With that assurance, local governments could—with legal and moral legitimacy—ban street camping, panhandling, and encampments, not out of cruelty but in defense of public safety, urban cleanliness, and community life. Courts would no longer strike down such ordinances as unconstitutional when the public can demonstrate that everyone has the means to comply with the law.
The result: order without oppression. Enforcement without injustice. Accountability without abandonment.
Progressives would embrace the Standard Tax Refund as a human rights measure that ends poverty, reduces crime, and uplifts marginalized communities. Libertarians could support it as a streamlined, choice-driven alternative to the welfare state that cuts bureaucratic waste. Fiscal conservatives might even applaud the way it limits the government’s role to simple financial transfers, enabling individual responsibility.
Moreover, it creates a new foundation of citizenship that does not discriminate based on employment status, family size, or past mistakes. Every adult gets the same monthly refund—like clockwork. It’s the closest thing to economic justice America has ever considered that doesn’t involve expanding government programs.
Skeptics will rightly ask: can we afford it?
The answer lies in trade-offs. The U.S. spends over $1.5 trillion annually on programs aimed at alleviating poverty, yet homelessness remains endemic. By replacing or consolidating dozens of inefficient programs with a single, direct payment—funded by VAT or restructured tax incentives—the U.S. could redirect waste toward impact.
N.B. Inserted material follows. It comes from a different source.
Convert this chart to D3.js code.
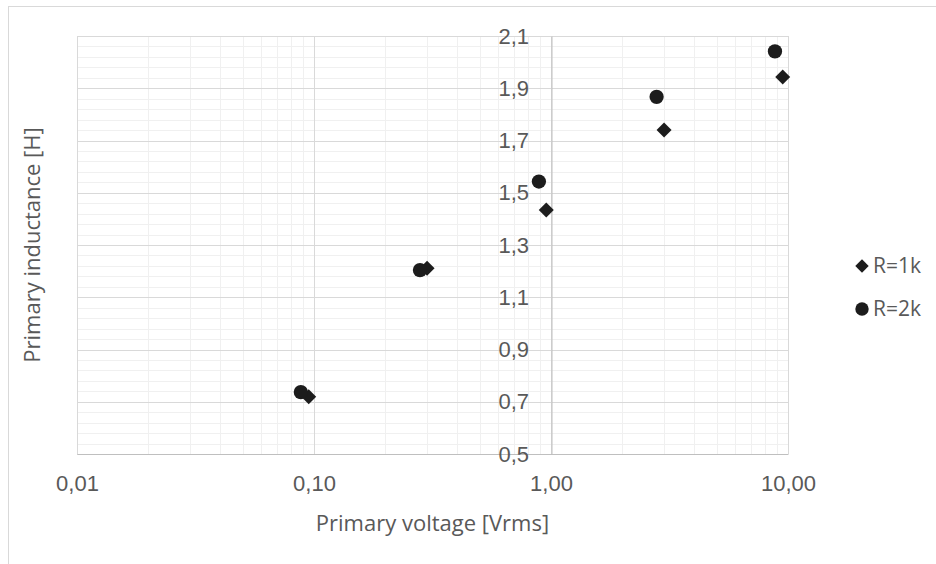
<!DOCTYPE html>
<html>
<head>
<meta charset="utf-8">
<script src="https://cdn.jsdelivr.net/npm/d3@7"></script>
<style>
  body { margin: 0; background: #fff; }
  svg { display: block; font-family: "Open Sans", Lato, sans-serif; }
  .axis text { fill: #595959; font-size: 22px; }
  .axis path { stroke: #bfbfbf; }
  .axis-title { fill: #595959; font-size: 22px; }
  .legend text { fill: #595959; font-size: 21px; }
</style>
</head>
<body>
<svg id="chart"></svg>
<script>
// Series data
const seriesNames = ['R=1k', 'R=2k'];
const r1kVoltage = [0.095, 0.30, 0.955, 3.0, 9.5];
const r1kInductance = [0.719, 1.211, 1.434, 1.740, 1.943];
const r2kVoltage = [0.088, 0.28, 0.889, 2.79, 8.81];
const r2kInductance = [0.737, 1.204, 1.543, 1.867, 2.041];

// Axis ticks
const xTicks = [0.01, 0.1, 1, 10];
const xTickLabels = ['0,01', '0,10', '1,00', '10,00'];
const yTicks = [0.5, 0.7, 0.9, 1.1, 1.3, 1.5, 1.7, 1.9, 2.1];
const yTickLabels = ['0,5', '0,7', '0,9', '1,1', '1,3', '1,5', '1,7', '1,9', '2,1'];

class ScatterChart {

  constructor(_config, _data) {
    this.config = {
      parentElement: _config.parentElement,
      containerWidth: _config.containerWidth || 936,
      containerHeight: _config.containerHeight || 564,
      margin: _config.margin || {top: 36, right: 148, bottom: 110, left: 77}
    };
    this.data = _data;
    this.initVis();
  }

  /**
   * Create SVG area, scales and axes
   */
  initVis() {
    let vis = this;

    vis.width = vis.config.containerWidth - vis.config.margin.left - vis.config.margin.right;
    vis.height = vis.config.containerHeight - vis.config.margin.top - vis.config.margin.bottom;

    vis.xScale = d3.scaleLog()
      .domain([0.01, 10])
      .range([0, vis.width]);

    vis.yScale = d3.scaleLinear()
      .domain([0.5, 2.1])
      .range([vis.height, 0]);

    vis.xAxis = d3.axisBottom(vis.xScale)
      .tickValues(xTicks)
      .tickFormat((d, i) => xTickLabels[i])
      .tickSize(0)
      .tickPadding(21);

    vis.yAxis = d3.axisLeft(vis.yScale)
      .tickValues(yTicks)
      .tickFormat((d, i) => yTickLabels[i])
      .tickSize(0)
      .tickPadding(22);

    vis.svg = d3.select(vis.config.parentElement)
      .attr('width', vis.config.containerWidth)
      .attr('height', vis.config.containerHeight);

    // chart frame (only top and left edges show in the picture)
    vis.svg.append('rect')
      .attr('x', 8.5)
      .attr('y', 6.5)
      .attr('width', 1000)
      .attr('height', 1000)
      .attr('fill', 'none')
      .attr('stroke', '#d9d9d9');

    vis.chart = vis.svg.append('g')
      .attr('transform', `translate(${vis.config.margin.left},${vis.config.margin.top})`);

    vis.gridG = vis.chart.append('g').attr('class', 'grid');

    vis.xAxisG = vis.chart.append('g')
      .attr('class', 'axis x-axis')
      .attr('transform', `translate(0,${vis.height})`);

    // vertical axis crosses at x = 1
    vis.yAxisG = vis.chart.append('g')
      .attr('class', 'axis y-axis')
      .attr('transform', `translate(${vis.xScale(1)},0)`);

    vis.markG = vis.chart.append('g');

    vis.svg.append('text')
      .attr('class', 'axis-title')
      .attr('x', vis.config.margin.left + vis.width / 2)
      .attr('y', 531)
      .attr('text-anchor', 'middle')
      .text('Primary voltage [Vrms]');

    vis.svg.append('text')
      .attr('class', 'axis-title')
      .attr('transform', `translate(40,${vis.config.margin.top + vis.height / 2}) rotate(-90)`)
      .attr('text-anchor', 'middle')
      .text('Primary inductance [H]');

    vis.legend = vis.svg.append('g').attr('class', 'legend');
  }

  updateVis() {
    let vis = this;
    vis.xValue = d => d.voltage;
    vis.yValue = d => d.inductance;

    const isMajorX = v => xTicks.some(t => Math.abs(t - v) / t < 1e-6);
    vis.minorX = vis.xScale.ticks().filter(v => !isMajorX(v));
    vis.minorY = d3.range(0.5, 2.1 + 1e-9, 0.04)
      .filter(v => !yTicks.some(t => Math.abs(t - v) < 1e-6));

    vis.renderVis();
  }

  renderVis() {
    let vis = this;

    // minor gridlines
    vis.gridG.selectAll('.minor-x')
      .data(vis.minorX)
      .join('line')
      .attr('class', 'minor-x')
      .attr('x1', d => Math.round(vis.xScale(d)) + 0.5)
      .attr('x2', d => Math.round(vis.xScale(d)) + 0.5)
      .attr('y1', 0)
      .attr('y2', vis.height)
      .attr('stroke', '#f0f0f0');

    vis.gridG.selectAll('.minor-y')
      .data(vis.minorY)
      .join('line')
      .attr('class', 'minor-y')
      .attr('x1', 0)
      .attr('x2', vis.width)
      .attr('y1', d => Math.round(vis.yScale(d)) + 0.5)
      .attr('y2', d => Math.round(vis.yScale(d)) + 0.5)
      .attr('stroke', '#f0f0f0');

    // major gridlines
    vis.gridG.selectAll('.major-x')
      .data(xTicks)
      .join('line')
      .attr('class', 'major-x')
      .attr('x1', d => Math.round(vis.xScale(d)) + 0.5)
      .attr('x2', d => Math.round(vis.xScale(d)) + 0.5)
      .attr('y1', 0)
      .attr('y2', vis.height)
      .attr('stroke', '#d9d9d9');

    vis.gridG.selectAll('.major-y')
      .data(yTicks)
      .join('line')
      .attr('class', 'major-y')
      .attr('x1', 0)
      .attr('x2', vis.width)
      .attr('y1', d => Math.round(vis.yScale(d)) + 0.5)
      .attr('y2', d => Math.round(vis.yScale(d)) + 0.5)
      .attr('stroke', '#d9d9d9');

    vis.xAxisG.call(vis.xAxis);
    vis.yAxisG.call(vis.yAxis);
    vis.yAxisG.select('.domain').attr('transform', 'translate(0.5,0)');

    const diamond = d3.symbol().type(d3.symbolSquare).size(112);
    const circle = d3.symbol().type(d3.symbolCircle).size(160);

    vis.markG.selectAll('.r1k')
      .data(vis.data[0])
      .join('path')
      .attr('class', 'r1k')
      .attr('d', diamond)
      .attr('fill', '#1c1c1c')
      .attr('transform', d => `translate(${vis.xScale(vis.xValue(d))},${vis.yScale(vis.yValue(d))}) rotate(45)`);

    vis.markG.selectAll('.r2k')
      .data(vis.data[1])
      .join('path')
      .attr('class', 'r2k')
      .attr('d', circle)
      .attr('fill', '#1c1c1c')
      .attr('transform', d => `translate(${vis.xScale(vis.xValue(d))},${vis.yScale(vis.yValue(d))})`);

    // legend
    const items = vis.legend.selectAll('g')
      .data(seriesNames)
      .join('g')
      .attr('transform', (d, i) => `translate(862,${266 + i * 43})`);

    items.append('path')
      .attr('d', (d, i) => i === 0 ? d3.symbol().type(d3.symbolSquare).size(90)() : d3.symbol().type(d3.symbolCircle).size(140)())
      .attr('transform', (d, i) => i === 0 ? 'rotate(45)' : null)
      .attr('fill', '#1c1c1c');

    items.append('text')
      .attr('x', 11)
      .attr('dy', '0.35em')
      .text(d => d);
  }
}

const chartData = [
  r1kVoltage.map((v, i) => ({voltage: v, inductance: r1kInductance[i]})),
  r2kVoltage.map((v, i) => ({voltage: v, inductance: r2kInductance[i]}))
];

const chart = new ScatterChart({parentElement: '#chart'}, chartData);
chart.updateVis();
</script>
</body>
</html>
Even better: the economic multiplier effects of lifting people out of desperation are enormous. Housing-first approaches have consistently shown that stable shelter reduces healthcare costs, ER visits, incarceration rates, and drug use—all of which are more expensive than housing and income support.
And with the floor of poverty removed, upward mobility becomes more likely. People can take risks—start businesses, return to school, raise children—without risking everything.
The Standard Tax Refund isn’t socialism, and it’s not a handout. It’s America saying: If you’re here, you belong—and you’re not disposable.
It’s a quiet revolution in how we think about citizenship, fairness, and safety. And perhaps most radically of all: it finally gives us the moral authority to expect responsibility from all members of society—because we’ll have done our part.
In that world, sleeping on the streets becomes unnecessary. Panhandling becomes indefensible. And the ethic of personal responsibility becomes credible—not as a cudgel, but as a shared agreement in a nation where no one is left behind.